[Task description]
Take the lines from the beginning of the material through the line containing "plt.rcParams['font.family'] = ['Roboto', 'DejaVu" and retype them exactly, leaving the pictures out.

[Data]
____________

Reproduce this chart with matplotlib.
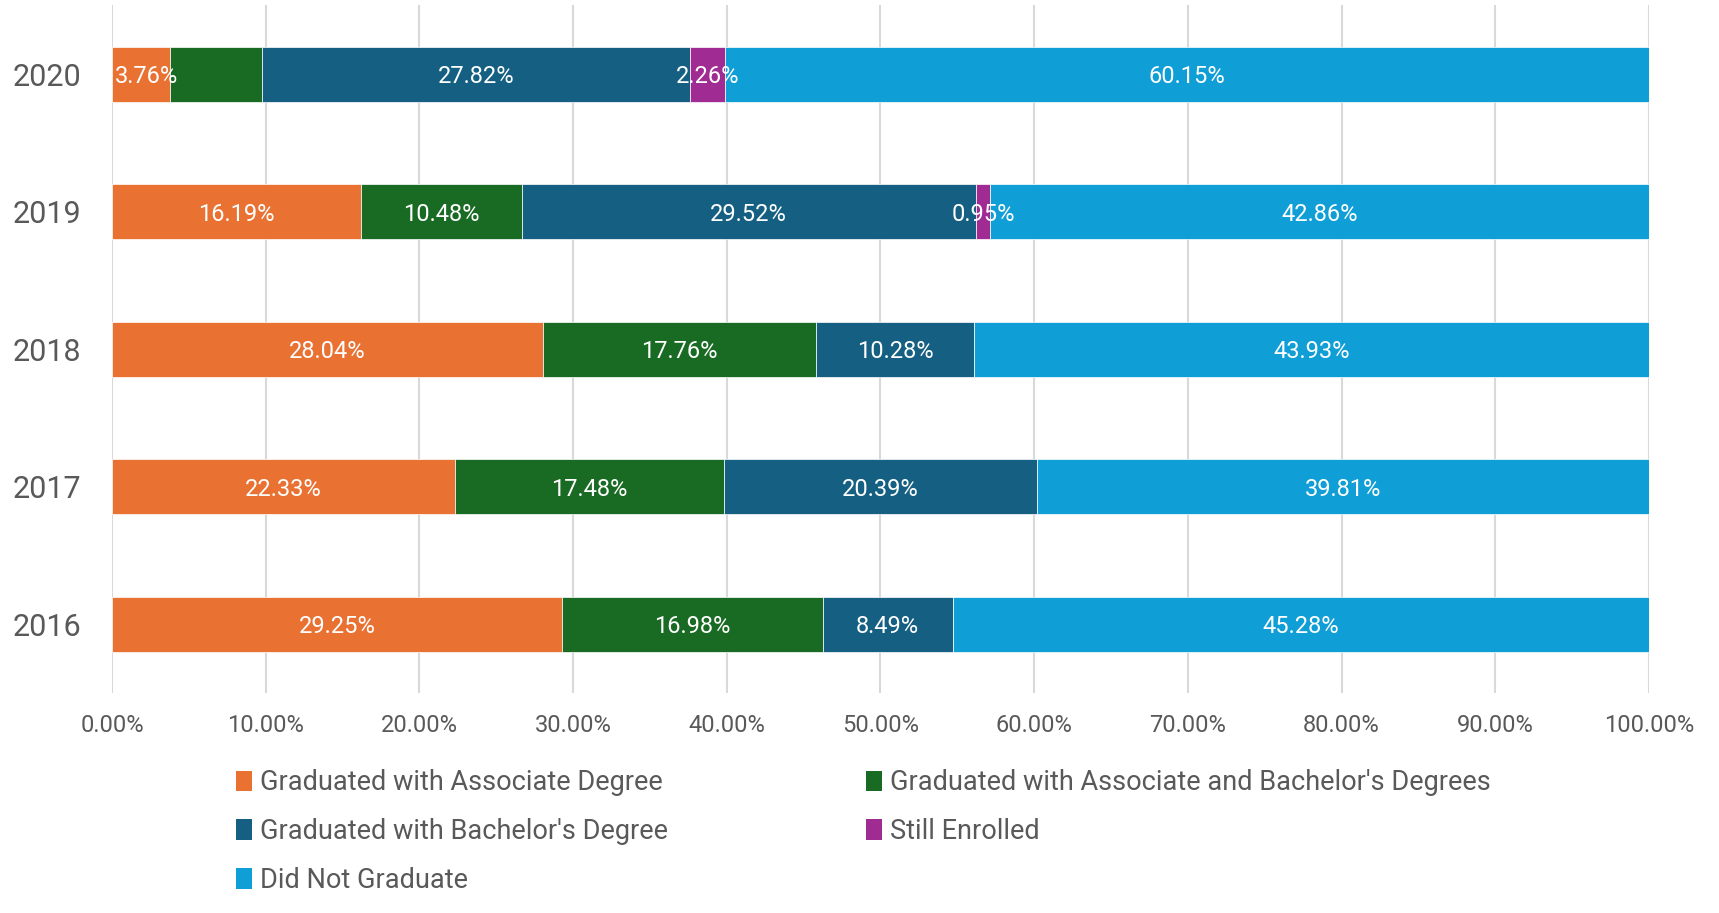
import numpy as np
import matplotlib.pyplot as plt
from matplotlib.patches import Patch

plt.rcParams['font.family'] = ['Roboto', 'DejaVu Sans']

years = ['2016', '2017', '2018', '2019', '2020']
series = ['Graduated with Associate Degree',
          "Graduated with Associate and Bachelor's Degrees",
          "Graduated with Bachelor's Degree",
          'Still Enrolled',
          'Did Not Graduate']
associate = [29.25, 22.33, 28.04, 16.19, 3.76]
assoc_bach = [16.98, 17.48, 17.76, 10.48, 6.02]
bachelor = [8.49, 20.39, 10.28, 29.52, 27.82]
enrolled = [0.0, 0.0, 0.0, 0.95, 2.26]
not_grad = [45.28, 39.81, 43.93, 42.86, 60.15]
colors = ['#E97132', '#196B24', '#156082', '#A02B93', '#0F9ED5']
# labels that the original chart does not show (series index, year)
hidden = [(1, '2020')]

data = [associate, assoc_bach, bachelor, enrolled, not_grad]
gray = '#595959'

fig = plt.figure(figsize=(17.19, 9.13), dpi=100)
ax = fig.add_axes([0.0652, 0.241, 0.894, 0.753])

y = np.arange(len(years))
left = np.zeros(len(years))
for i, (vals, c) in enumerate(zip(data, colors)):
    vals = np.array(vals)
    ax.barh(y, vals, left=left, height=0.4, color=c, edgecolor='white',
            linewidth=0.5, zorder=3)
    for j, v in enumerate(vals):
        if v > 0 and (i, years[j]) not in hidden:
            x, ha = left[j] + v / 2, 'center'
            if x < 2.5:  # keep label inside the plot area, like Excel does
                x, ha = 0.2, 'left'
            ax.text(x, y[j], f'{v:.2f}%', ha=ha, va='center_baseline',
                    color='white', fontsize=17, zorder=4)
    left += vals

ax.set_xlim(0, 100)
ax.set_ylim(-0.5, 4.5)
ax.set_yticks(y)
ax.set_yticklabels(years, fontsize=22, color=gray)
ax.set_xticks(np.arange(0, 101, 10))
ax.set_xticklabels([f'{t:.2f}%' for t in np.arange(0, 101, 10)], fontsize=17, color=gray)
ax.tick_params(length=0)
ax.tick_params(axis='x', pad=15.5)
ax.tick_params(axis='y', pad=22)
ax.grid(axis='x', color='#d9d9d9', linewidth=1.5, zorder=0)
for s in ax.spines.values():
    s.set_visible(False)

handles = [Patch(facecolor=c, label=s) for s, c in zip(series, colors)]
order = [0, 2, 4, 1, 3]
fig.legend([handles[k] for k in order], [series[k] for k in order], ncol=2,
           loc='upper left', bbox_to_anchor=(0.123, 0.184), frameon=False,
           fontsize=19.5, labelcolor=gray, handlelength=0.6, handleheight=0.8,
           handletextpad=0.3, columnspacing=7.3, labelspacing=0.8)

fig.savefig('out.png', dpi=100)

____________

[Task solution]
Reproduce this chart with matplotlib.
import numpy as np
import matplotlib.pyplot as plt
from matplotlib.patches import Patch

plt.rcParams['font.family'] = ['Roboto', 'DejaVu Sans']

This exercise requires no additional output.